=== Recorded information ===

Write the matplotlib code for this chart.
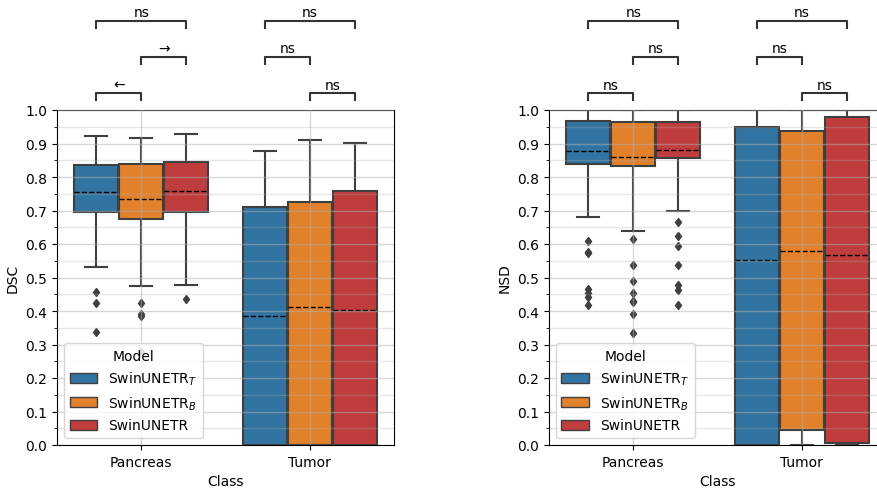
import numpy as np
import matplotlib
matplotlib.use('Agg')
import matplotlib.pyplot as plt
from matplotlib.patches import Patch

matplotlib.rc('font', size=10)

classes = ['Pancreas', 'Tumor']
models = ['SwinUNETR$_T$', 'SwinUNETR$_B$', 'SwinUNETR']
colors = ['#3274a1', '#e1812c', '#c03d3e']

# box stats per model, listed as [Pancreas, Tumor]
dsc_q1 = [[0.695, 0.0], [0.674, 0.0], [0.695, 0.0]]
dsc_med = [[0.755, 0.385], [0.734, 0.411], [0.757, 0.402]]
dsc_q3 = [[0.836, 0.709], [0.838, 0.726], [0.846, 0.757]]
dsc_lo = [[0.532, 0.0], [0.475, 0.0], [0.479, 0.0]]
dsc_hi = [[0.923, 0.878], [0.917, 0.910], [0.929, 0.901]]
dsc_fliers = [[[0.457, 0.425, 0.337], []],
              [[0.425, 0.391, 0.385, 0.277], []],
              [[0.437], []]]

nsd_q1 = [[0.839, 0.0], [0.834, 0.046], [0.856, 0.005]]
nsd_med = [[0.877, 0.553], [0.859, 0.579], [0.880, 0.568]]
nsd_q3 = [[0.968, 0.948], [0.965, 0.938], [0.965, 0.980]]
nsd_lo = [[0.682, 0.0], [0.638, 0.0], [0.698, 0.0]]
nsd_hi = [[1.0, 1.0], [1.0, 1.0], [1.0, 1.0]]
nsd_fliers = [[[0.61, 0.577, 0.573, 0.467, 0.455, 0.442, 0.419], []],
              [[0.615, 0.538, 0.489, 0.455, 0.431, 0.427, 0.391, 0.334], []],
              [[0.667, 0.623, 0.595, 0.538, 0.477, 0.462, 0.417], []]]

# significance annotations: (class index, model a, model b, level, text)
dsc_annot = [(0, 0, 1, 0, '\u2190'), (0, 1, 2, 1, '\u2192'), (0, 0, 2, 2, 'ns'),
             (1, 1, 2, 0, 'ns'), (1, 0, 1, 1, 'ns'), (1, 0, 2, 2, 'ns')]
nsd_annot = [(0, 0, 1, 0, 'ns'), (0, 1, 2, 1, 'ns'), (0, 0, 2, 2, 'ns'),
             (1, 1, 2, 0, 'ns'), (1, 0, 1, 1, 'ns'), (1, 0, 2, 2, 'ns')]

offsets = [-0.8 / 3, 0.0, 0.8 / 3]
box_w = 0.262
level_y = [1.05, 1.158, 1.266]
tick_h = 0.02


def draw_panel(ax, q1, med, q3, lo, hi, fliers, annot, ylabel):
    for m in range(len(models)):
        stats = []
        pos = []
        for c in range(len(classes)):
            stats.append({'q1': q1[m][c], 'med': med[m][c], 'q3': q3[m][c],
                          'whislo': lo[m][c], 'whishi': hi[m][c],
                          'fliers': fliers[m][c]})
            pos.append(c + offsets[m])
        ax.bxp(stats, positions=pos, widths=box_w, patch_artist=True,
               showfliers=True, manage_ticks=False,
               boxprops=dict(facecolor=colors[m], edgecolor='#3f3f3f', linewidth=1.5),
               whiskerprops=dict(color='#3f3f3f', linewidth=1.5),
               capprops=dict(color='#3f3f3f', linewidth=1.5),
               medianprops=dict(color='black', linewidth=1, linestyle='--'),
               flierprops=dict(marker='d', markerfacecolor='#3f3f3f',
                               markeredgecolor='#3f3f3f', markersize=4.5))

    ax.set_xlim(-0.5, 1.5)
    ax.set_ylim(0, 1.0)
    ax.set_xticks(range(len(classes)))
    ax.set_xticklabels(classes)
    ax.set_yticks(np.arange(0, 1.01, 0.1))
    ax.set_yticks(np.arange(0, 1.01, 0.05), minor=True)
    ax.set_axisbelow(False)
    ax.grid(which='major', color='#b0b0b0', alpha=0.5, linewidth=1)
    ax.grid(which='minor', axis='y', color='#b0b0b0', alpha=0.3, linewidth=1)
    ax.set_xlabel('Class')
    ax.set_ylabel(ylabel)

    for c, a, b, lvl, txt in annot:
        x1 = c + offsets[a]
        x2 = c + offsets[b]
        y = level_y[lvl]
        ax.plot([x1, x1, x2, x2], [y - tick_h, y, y, y - tick_h],
                color='#333333', linewidth=1.5, clip_on=False)
        ax.text((x1 + x2) / 2, y + 0.005, txt, ha='center', va='bottom',
                fontsize=10, clip_on=False)

    handles = [Patch(facecolor=colors[i], edgecolor='#3f3f3f', label=models[i])
               for i in range(len(models))]
    ax.legend(handles=handles, title='Model', loc='lower left',
              borderaxespad=0.5, fontsize=10, title_fontsize=10)


fig = plt.figure(figsize=(8.78, 4.89), dpi=100)
ax1 = fig.add_axes([57 / 878, 43 / 489, 337 / 878, 335 / 489])
ax2 = fig.add_axes([549 / 878, 43 / 489, 337 / 878, 335 / 489])

draw_panel(ax1, dsc_q1, dsc_med, dsc_q3, dsc_lo, dsc_hi, dsc_fliers, dsc_annot, 'DSC')
draw_panel(ax2, nsd_q1, nsd_med, nsd_q3, nsd_lo, nsd_hi, nsd_fliers, nsd_annot, 'NSD')

plt.savefig('out.png', dpi=100)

===

## What you have to do
With all pictures left out, please transcribe exactly the lines from the start of the material through the line with "matplotlib.rc('font', size=10)".

## Expected answer
Write the matplotlib code for this chart.
import numpy as np
import matplotlib
matplotlib.use('Agg')
import matplotlib.pyplot as plt
from matplotlib.patches import Patch

matplotlib.rc('font', size=10)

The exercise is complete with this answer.